Rakyat sering menjadi kambing hitam dan dimanfaatkan untuk
menutupi kebohongan. Tak jarang rakyat dijadikan tameng untuk menutupi sebuah
kepentingan . Maka minggu lalu perseteruan dua kubu di DPRD
Dairi yakni yang
menolak jadwal ulang R APBD dan yang
menginginkan jadwal ulang kedua kubu
berkata demi rakyat. Kubu yang telah
melanggar undang-undang saja sanggup mengatakan demi rakyat.
Pejabat pemerintah sering menjual rakyat dengan istilah demi
rakyat. Bisa jadi pejabat yang berkata seperti ini juga tidak salah dan tidak
berdosa karena istri dan anaknya serta
familinya juga rakyat. . Mungkin saja rakyat yang dimaksudkannya jenis itu.

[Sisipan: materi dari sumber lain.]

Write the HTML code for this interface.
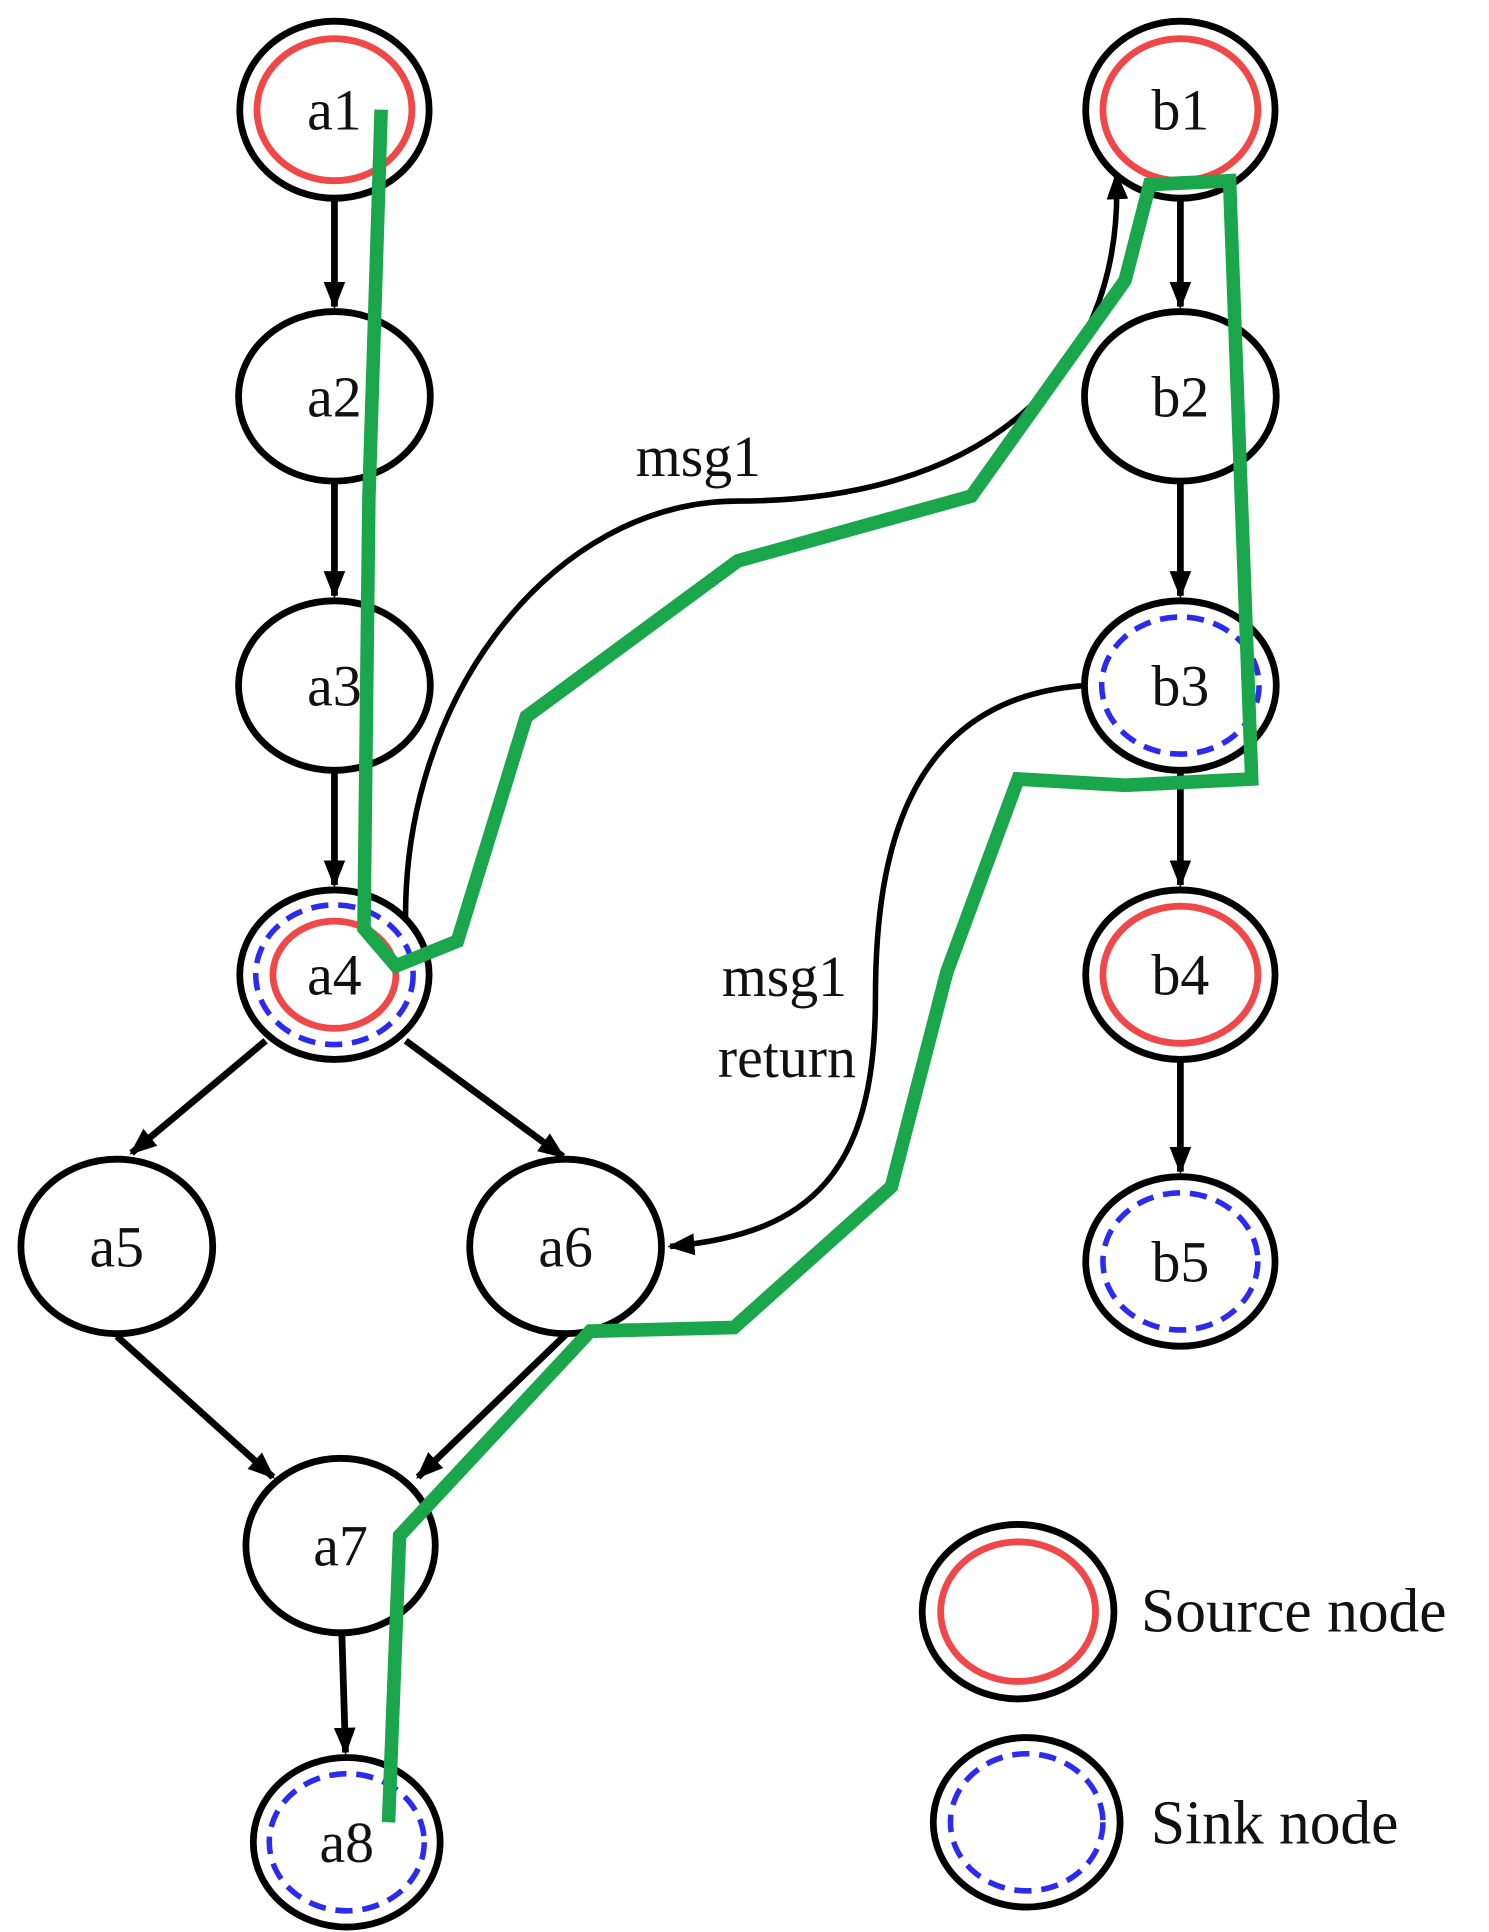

He..he…he.. Tidak dipungkiri kelihaian lidah sangat berpengaruh dalam dunia
kekuasaan. Tetapi lidah yang terlalu lihai kadang menjijikkan dan memuakkan.

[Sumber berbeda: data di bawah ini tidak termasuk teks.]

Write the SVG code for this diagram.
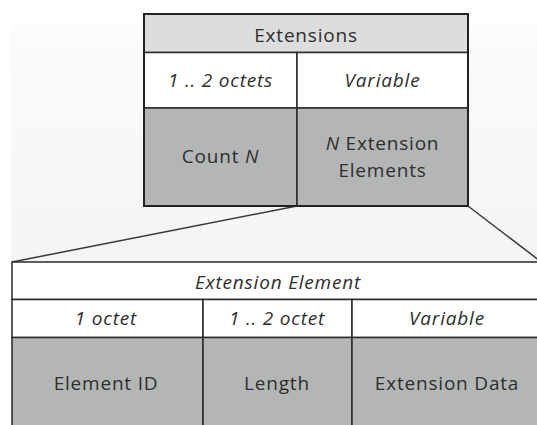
<svg xmlns="http://www.w3.org/2000/svg" width="537" height="425" viewBox="0 0 537 425">
  <defs>
    <linearGradient id="bgGrad" x1="0" y1="0" x2="0" y2="1">
      <stop offset="0" stop-color="#fbfbfb"/>
      <stop offset="1" stop-color="#f0f0ee"/>
    </linearGradient>
    <style>
      .txt { font-family: "Open Sans", "Liberation Sans", sans-serif; font-size: 19px; letter-spacing: 0.8px; fill: #2e2e2e; text-anchor: middle; }
      .it { font-style: italic; }
      .cell { stroke: #2a2a2a; stroke-width: 1.5; }
      .hdr { fill: #dcdddc; }
      .wht { fill: #ffffff; }
      .gry { fill: #b4b6b6; }
      .conn { stroke: #3a3a3a; stroke-width: 1.5; fill: none; }
    </style>
  </defs>

  <!-- backdrop -->
  <rect x="0" y="0" width="537" height="425" fill="#ffffff"/>
  <rect x="11" y="25" width="526" height="400" fill="url(#bgGrad)"/>

  <!-- zoom connectors -->
  <g id="connectors">
    <line class="conn" x1="297" y1="206" x2="12" y2="262"/>
    <line class="conn" x1="468" y1="206" x2="540" y2="261"/>
  </g>

  <!-- Extensions structure -->
  <g id="extensions">
    <rect class="cell hdr" x="144" y="14" width="324" height="38.5"/>
    <text class="txt" x="306" y="42">Extensions</text>
  </g>
  <g id="count-size">
    <rect class="cell wht" x="144" y="52.5" width="153" height="55.5"/>
    <text class="txt it" x="220.5" y="87">1 .. 2 octets</text>
  </g>
  <g id="elements-size">
    <rect class="cell wht" x="297" y="52.5" width="171" height="55.5"/>
    <text class="txt it" x="382.5" y="87">Variable</text>
  </g>
  <g id="count">
    <rect class="cell gry" x="144" y="108" width="153" height="98"/>
    <text class="txt" x="220.5" y="163">Count <tspan class="it">N</tspan></text>
  </g>
  <g id="elements">
    <rect class="cell gry" x="297" y="108" width="171" height="98"/>
    <text class="txt" x="382.5" y="150"><tspan class="it">N</tspan> Extension</text>
    <text class="txt" x="382.5" y="177">Elements</text>
  </g>
  <rect x="144" y="14" width="324" height="192" fill="none" stroke="#222" stroke-width="2"/>

  <!-- Extension Element structure -->
  <g id="extension-element">
    <rect class="cell wht" x="12" y="262" width="532" height="37.5"/>
    <text class="txt it" x="278" y="289">Extension Element</text>
  </g>
  <g id="id-size">
    <rect class="cell wht" x="12" y="299.5" width="191" height="38"/>
    <text class="txt it" x="106" y="325">1 octet</text>
  </g>
  <g id="length-size">
    <rect class="cell wht" x="203" y="299.5" width="149" height="38"/>
    <text class="txt it" x="277" y="325">1 .. 2 octet</text>
  </g>
  <g id="data-size">
    <rect class="cell wht" x="352" y="299.5" width="192" height="38"/>
    <text class="txt it" x="447" y="325">Variable</text>
  </g>
  <g id="element-id">
    <rect class="cell gry" x="12" y="337.5" width="191" height="100"/>
    <text class="txt" x="106" y="390">Element ID</text>
  </g>
  <g id="length">
    <rect class="cell gry" x="203" y="337.5" width="149" height="100"/>
    <text class="txt" x="277" y="390">Length</text>
  </g>
  <g id="extension-data">
    <rect class="cell gry" x="352" y="337.5" width="192" height="100"/>
    <text class="txt" x="447" y="390">Extension Data</text>
  </g>
</svg>
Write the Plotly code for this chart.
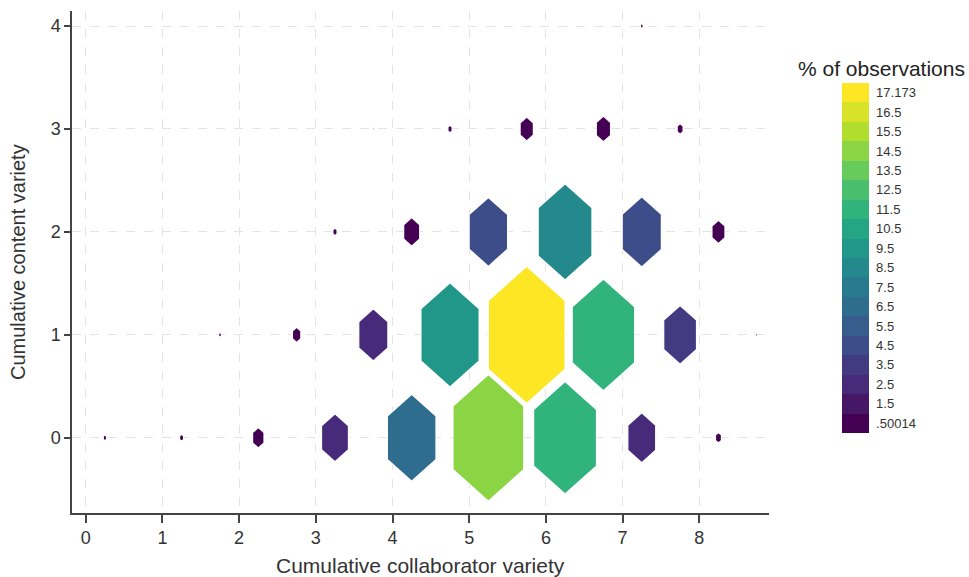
import plotly.graph_objects as go
from plotly.colors import sample_colorscale

# Hexagon bin centres (collaborator variety, content variety) and share of observations (%)
hex_x = [0.25, 1.25, 2.25, 3.25, 4.25, 5.25, 6.25, 7.25, 8.25,
         1.75, 2.75, 3.75, 4.75, 5.75, 6.75, 7.75, 8.75,
         3.25, 4.25, 5.25, 6.25, 7.25, 8.25,
         3.75, 4.75, 5.75, 6.75, 7.75,
         7.25]
hex_y = [0, 0, 0, 0, 0, 0, 0, 0, 0,
         1, 1, 1, 1, 1, 1, 1, 1,
         2, 2, 2, 2, 2, 2,
         3, 3, 3, 3, 3,
         4]
pct = [0.53, 0.545, 0.87, 2.55, 7.2, 14.7, 11.7, 2.7, 0.6,
       0.52, 0.70, 2.9, 10.1, 17.173, 11.55, 3.55, 0.51,
       0.55, 1.23, 4.7, 8.7, 4.85, 0.98,
       0.505, 0.55, 1.0, 1.08, 0.6,
       0.52]

# Colour levels: each legend key starts at its cut value
level_cuts = [0.50014] + [k + 0.5 for k in range(1, 17)] + [17.173]
level_labels = [".50014"] + [f"{k + 0.5:g}" for k in range(1, 17)] + ["17.173"]

x_ticks = list(range(0, 9))
y_ticks = list(range(0, 5))

n_levels = len(level_cuts)
level_colors = sample_colorscale("Viridis", [k / (n_levels - 1) for k in range(n_levels)])

vmin, vmax = level_cuts[0], level_cuts[-1]
FONT = "Liberation Sans, Arial, sans-serif"


def level_of(v):
    k = 0
    for i, c in enumerate(level_cuts):
        if v >= c - 1e-9:
            k = i
    return k


def hexagon(cx, cy, s):
    # pointy-top hexagon on a grid with unit column spacing and unit row spacing
    w, h1, h2 = 0.5 * s, s / 3.0, 2.0 * s / 3.0
    xs = [cx, cx + w, cx + w, cx, cx - w, cx - w, cx]
    ys = [cy + h2, cy + h1, cy - h1, cy - h2, cy - h1, cy + h1, cy + h2]
    return xs, ys


fig = go.Figure()

for cx, cy, v in zip(hex_x, hex_y, pct):
    # hexagon area grows with the share of observations
    s = ((v - vmin) / (vmax - vmin)) ** 0.5
    s = max(s, 0.02)
    xs, ys = hexagon(cx, cy, s)
    col = level_colors[level_of(v)]
    fig.add_trace(go.Scatter(
        x=xs, y=ys, mode="lines", fill="toself",
        fillcolor=col, line=dict(color="white", width=1.2),
        hoverinfo="text", text=f"{v:g}%", showlegend=False))

# Discrete colour key
cscale = []
for k, c in enumerate(level_colors):
    cscale.append([k / n_levels, c])
    cscale.append([(k + 1) / n_levels, c])

fig.add_trace(go.Scatter(
    x=hex_x, y=hex_y, mode="markers", hoverinfo="skip", showlegend=False,
    marker=dict(
        size=1, opacity=0,
        color=[level_of(v) + 0.5 for v in pct],
        colorscale=cscale, cmin=0, cmax=n_levels,
        colorbar=dict(
            x=1.1047, xanchor="left", xpad=0,
            y=0.508, yanchor="middle", ypad=0,
            lenmode="pixels", len=350,
            thicknessmode="pixels", thickness=27,
            outlinewidth=0,
            tickmode="array",
            tickvals=[k + 0.5 for k in range(n_levels)],
            ticktext=level_labels,
            ticks="outside", ticklen=5, tickcolor="rgba(0,0,0,0)",
            tickfont=dict(family=FONT, size=13, color="#333333"),
        ),
    ),
))

fig.add_annotation(
    text="% of observations", x=1.1607, y=0.886, xref="paper", yref="paper",
    xanchor="center", yanchor="middle", showarrow=False,
    font=dict(family=FONT, size=21, color="#222222"))

# Axis titles
fig.add_annotation(
    text="Cumulative collaborator variety", x=0.5, y=-0.1036, xref="paper", yref="paper",
    xanchor="center", yanchor="middle", showarrow=False,
    font=dict(family=FONT, size=21, color="#333333"))
fig.add_annotation(
    text="Cumulative content variety", x=-0.0775, y=0.5, xref="paper", yref="paper",
    xanchor="center", yanchor="middle", showarrow=False, textangle=-90,
    font=dict(family=FONT, size=20, color="#333333"))

grid = dict(showgrid=True, gridcolor="#e4e4e4", gridwidth=1, griddash="dash", zeroline=False)

fig.update_xaxes(
    range=[-0.179, 8.909], tickmode="array", tickvals=x_ticks,
    ticktext=[str(t) for t in x_ticks], automargin=False,
    showline=True, linecolor="#444444", linewidth=1.5,
    ticks="outside", ticklen=8, tickcolor="#444444", tickwidth=1.5,
    tickfont=dict(size=18, color="#333333"),
    **grid)
fig.update_yaxes(
    range=[-0.731, 4.146], tickmode="array", tickvals=y_ticks,
    ticktext=[str(t) for t in y_ticks], automargin=False,
    showline=True, linecolor="#444444", linewidth=1.5,
    ticks="outside", ticklen=6, tickcolor="#444444", tickwidth=1.5,
    tickfont=dict(size=18, color="#333333"),
    **grid)

fig.update_layout(
    width=969, height=577,
    margin=dict(l=72, r=200, t=11, b=64, autoexpand=False),
    paper_bgcolor="white", plot_bgcolor="white",
    font=dict(family=FONT, color="#333333"),
    showlegend=False,
)

fig.write_html("out.html")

Jelang pilkada biasanya muncul kalimat “ ai tong do babiat on”
atau “ sulit juga sarupa do . on babiat , bayon buaya” kalimat itu muncul di
kalangan rakyat kecil . Aku hanya berkata terserah pendapat masing-masing
namanya juga demokrasi namun aku yakin pergantian harimau menjadi buaya adalah lebih baik. Setidaknya rakyat semakin
pintar bisa mengenal beberapa jenis
hewan. Itu lebih baik dari pada
capek hanya menonton tingkah seekor
harimau . SDM juga gak bertambah melihat itu itu saja. Maka muncul istilah 4 L
(Loe Lagi Loe Lagi). Pusingnya masih tetap dengan dengan propaganda lama demi
rakyat.
Sejuta kebohongan dan sejuta penipuan berbalut demi rakyat bisa
dilakukan para kandidat. Calon kepala daerah. Disisi lain rakyat jelata mudah
saja dipermainkan. Terkadang sangat menyakitkan cukup dengan uang Rp. 20.000
harga diri seorang rakyat digadaikan .
Apalagi dengan harga Rp. 50.000 dan Rp. 100.000 pasti mudah saja menyucuk
hidungnnya hingga menjadi kerbau.
Makanya rakyat juga jangan mengeluh ketika kandidat yang dipilihnya karena uang saat duduk menjadi menjadikan rakyat bak kerbau. Itu wajar karena
sejak awal pun rakyat sudah rela menjadi kerbau.
Ada juga cerita sebungkus roti kaleng. Se plastik parcel berisi
tepung terigu, minyaka makan dan sekilo gula pasir. Ada juga yang menyebut itu
hak rakyat dan demi rakyat.
Demi rakyat dan selalu demikian bahasa yang sebenarnya telah
dilacurkan. Entah mengapa juga Kalimat itu terasa memuakkan ketika diucapkan
pejabat sekarang. Kemuakan mungkin
dikarenakan bicara demi rakyat namun mobil mewahnya bertambah, pola hidup yang
bermewah-mewahan, pesta pesta dan
kegiatannya tak lain hanya seremoni saja . Hanya mementingkan kroni dan
orang-orang yang suka menjilatinya.
Ketika kalimat seperti ini diucapkan maka yang langsung terasa mual dan
pengen muntah.
Entah juga karena apa
namun biasanya sebelum duduk menjadi
pejabat pasti semua usaha dilakukan memanjakan rakyat. Tanda tanda pejabat yang
tidak bermoral sesungguhnya mudah saja menilainya yakni banyak janji, arogan
dan berlaku hanya milik kroni dan familinya saja. Maka jangan
heran melihat calon pejabat semasa kampanye selalu menebar senyum terlihat
akrab . Menyebar uang dan ketika duduk berubah 180 derajat . Untuk membalut
kebusukan biasanya berkata demi rakyat.
Maka kini kembali rakyat juga yang menilai. Tidak dipungkiri
rakyat juga ada yang berharap uang 20.000. menggadaikan harga diri dan bisa di
beli . Penguasa menyebut demi rakyat sedang rakyat bodoh berkata demi uang.